Imagine a violência e a humilhação de ser arrancado do seu espaço de trabalho pela polícia, com um mandado de prisão em seu nome, sendo você inocente, sem ter a menor ideia do motivo pelo qual está sendo levado. Depois, você descobre que foi acusado de ser filho de um traficante de drogas detido em 2018 e ajudaria seu pai nas operações criminosas, na Zona Norte do Rio de Janeiro. Mas você não tem antecedentes criminais, trabalha com carteira assinada, tem residência conhecida e ainda mora em outra cidade, a 200 quilômetros do local. Por um azar, seu pai é homônimo do traficante.
Isso ocorreu em Macaé no dia 4 deste mês com o assistente de logística Vinícius Matheus Barreto Teixeira, de 21 anos.
Antes do mandado de prisão ser expedido, contudo, ainda em 2019, a 4ª Vara Criminal de Niterói reconheceu que Vinícius Matheus não era a pessoa procurada, que as certidões de nascimento não coincidiam. Havia, portanto, um erro de identificação. Mesmo assim, o mandado de prisão foi expedido. E pela mesma vara criminal que reconheceu o equívoco. Vale ressaltar que a identificação e qualificação de todo e qualquer investigado é obrigação da Polícia Civil e deve ser confirmada pelo Ministério Público, titular da ação penal por previsão constitucional, quando do oferecimento da denúncia. A despeito do erro, Vinícius Matheus foi enviado para o Complexo Prisional de Benfica.
É uma situação kafkiana. O adjetivo derivado do escritor de origem judaica-alemã Franz Kafka, morto há um século, serve aqui. O termo pode ser empregado para situações burocráticas irracionais que opressivamente afetam um indivíduo que não tem forças para se defender de modo adequado. O judiciário brasileiro está cheio de histórias dignas de Kafka, cem anos depois de sua morte.
A privação de liberdade é um instrumento importante e de suma gravidade.
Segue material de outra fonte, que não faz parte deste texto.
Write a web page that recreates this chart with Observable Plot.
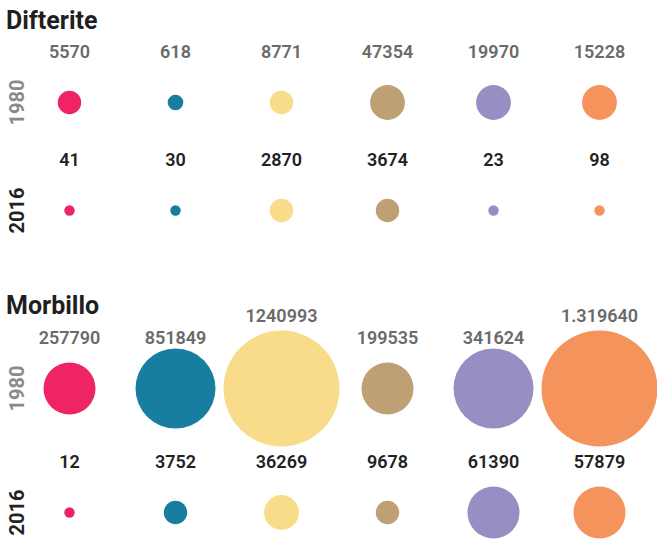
<!DOCTYPE html>
<html>
<head>
<meta charset="utf-8">
<script src="https://cdn.jsdelivr.net/npm/d3@7"></script>
<script src="https://cdn.jsdelivr.net/npm/@observablehq/plot@0.6"></script>
<style>
  html, body { margin: 0; padding: 0; background: #fff; }
  #chart { width: 657px; font-family: Roboto, "Noto Sans", sans-serif; }
  h2 { margin: 0; padding-left: 6px; font-size: 25px; line-height: 25px; font-weight: 700; color: #1f1f1f; }
  #t1 { margin-top: 8px; }
  #t2 { margin-top: 50px; }
  svg { display: block; overflow: visible; }
</style>
</head>
<body>
<div id="chart"></div>
<script>
// Six groups (not labelled in the original), one colour each
const categories = ["G1", "G2", "G3", "G4", "G5", "G6"];
const colors = ["#ee2562", "#187e9f", "#f9dc8a", "#bfa074", "#988ec3", "#f5935c"];
const years = ["1980", "2016"];

// Difterite (diphtheria) cases
const difterite1980 = [5570, 618, 8771, 47354, 19970, 15228];
const difterite2016 = [41, 30, 2870, 3674, 23, 98];
// Morbillo (measles) cases
const morbillo1980 = [257790, 851849, 1240993, 199535, 341624, 1319640];
const morbillo2016 = [12, 3752, 36269, 9678, 61390, 57879];
// label text as printed in the original
const morbillo1980Labels = ["257790", "851849", "1240993", "199535", "341624", "1.319640"];

// binned circle sizes (threshold scale)
const sizeBreaks = [100, 1000, 10000, 50000, 300000, 1000000];
const sizeRadii = [5.2, 7.8, 11.7, 17.4, 26, 40, 58];

const gray = "#6a6a6a", yearGray = "#8a8a8a", dark = "#222";

function rowsOf(v1980, v2016, labels1980) {
  return categories.flatMap((c, i) => [
    {cat: c, year: "1980", value: v1980[i], label: labels1980 ? labels1980[i] : String(v1980[i])},
    {cat: c, year: "2016", value: v2016[i], label: String(v2016[i])}
  ]);
}

function chart(rows, height, marginTop, marginBottom) {
  const labelMarks = years.flatMap(yr => {
    const fill = yr === "1980" ? gray : dark;
    const sub = rows.filter(d => d.year === yr);
    return [
      Plot.text(sub.filter(d => d.value < 1000000), {x: "cat", y: "year", text: "label", dy: -50, fill, fontSize: 18, fontWeight: 600}),
      Plot.text(sub.filter(d => d.value >= 1000000), {x: "cat", y: "year", text: "label", dy: -72, fill, fontSize: 18, fontWeight: 600})
    ];
  });
  return Plot.plot({
    width: 657,
    height,
    marginLeft: 68,
    marginRight: 58,
    marginTop,
    marginBottom,
    style: {fontFamily: "Roboto, 'Noto Sans', sans-serif", overflow: "visible", background: "transparent"},
    x: {type: "point", domain: categories, padding: 0, axis: null},
    y: {type: "point", domain: years, padding: 0, axis: null},
    r: {type: "threshold", domain: sizeBreaks, range: sizeRadii},
    color: {domain: categories, range: colors},
    marks: [
      Plot.dot(rows, {x: "cat", y: "year", r: "value", fill: "cat", stroke: null}),
      ...labelMarks,
      Plot.text(["1980"], {y: d => d, frameAnchor: "left", textAnchor: "middle", lineAnchor: "middle", dx: -51, rotate: -90, fontSize: 20, fontWeight: "bold", fill: yearGray}),
      Plot.text(["2016"], {y: d => d, frameAnchor: "left", textAnchor: "middle", lineAnchor: "middle", dx: -51, rotate: -90, fontSize: 20, fontWeight: "bold", fill: dark})
    ]
  });
}

const root = document.getElementById("chart");
const t1 = document.createElement("h2"); t1.id = "t1"; t1.textContent = "Difterite";
root.appendChild(t1);
root.appendChild(chart(rowsOf(difterite1980, difterite2016), 210, 69, 33));
const t2 = document.createElement("h2"); t2.id = "t2"; t2.textContent = "Morbillo";
root.appendChild(t2);
root.appendChild(chart(rowsOf(morbillo1980, morbillo2016, morbillo1980Labels), 232, 70, 38));
</script>
</body>
</html>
É a maior pena prevista no ordenamento jurídico brasileiro. A prisão deve ser usada apenas quando necessária, não de modo corriqueiro, como muitas vezes ocorre. E nunca sem provas absolutamente contundentes, para não prejudicar inocentes. Nas superlotadas prisões brasileiras sobrevivem amontoadas dezenas de milhares de pessoas que nem tiveram direito a um julgamento.
Esse poderia ter sido o destino de Vinícius Matheus se não fosse a ação diligente de seu advogado. Ele ficou preso por nove dias. Foi libertado graças à determinação e ao empenho do advogado Daniel Augusto de Carvalho. O empenho de profissionais como ele, que lutam pela Justiça, pelo devido processo legal, pela garantia de defesa, são a base do Estado Democrático de Direito no nosso país.

A Comissão de Direitos Humanos da OAB acompanhou o caso e tem auxiliado o advogado Daniel Augusto de Carvalho. Eu já externei publicamente minha indignação com o ocorrido. Imagine a dor e a angústia do rapaz, dos pais, dos amigos dele, com tamanha violência injustificável. Vamos nos pôr no lugar dele e de sua família. Imaginem se isso ocorresse com um filho, um sobrinho, alguém próximo. A injustiça contra um inocente deve tocar a todos nós, como sociedade. E devemos lutar para impedir a repetição de casos assim.
Em apoio ao advogado Daniel Augusto de Carvalho, a OABRJ entrou no caso oficiando o pedido de arquivamento do processo, já que o pedido de prisão foi feito com base em um erro crasso de identificação.
Erros crassos de identificação têm ocorrido com inaceitável frequência em processos judiciais, infelizmente. Cabe ressaltar que o trabalho da Comissão de Direitos Humanos da OABRJ, na campanha “Justiça para os Inocentes”, denunciando os erros de identificação motivados por reconhecimento fotográfico, levaram os tribunais superiores ao entendimento que essa prática não pode ser o único elemento a embasar uma prisão.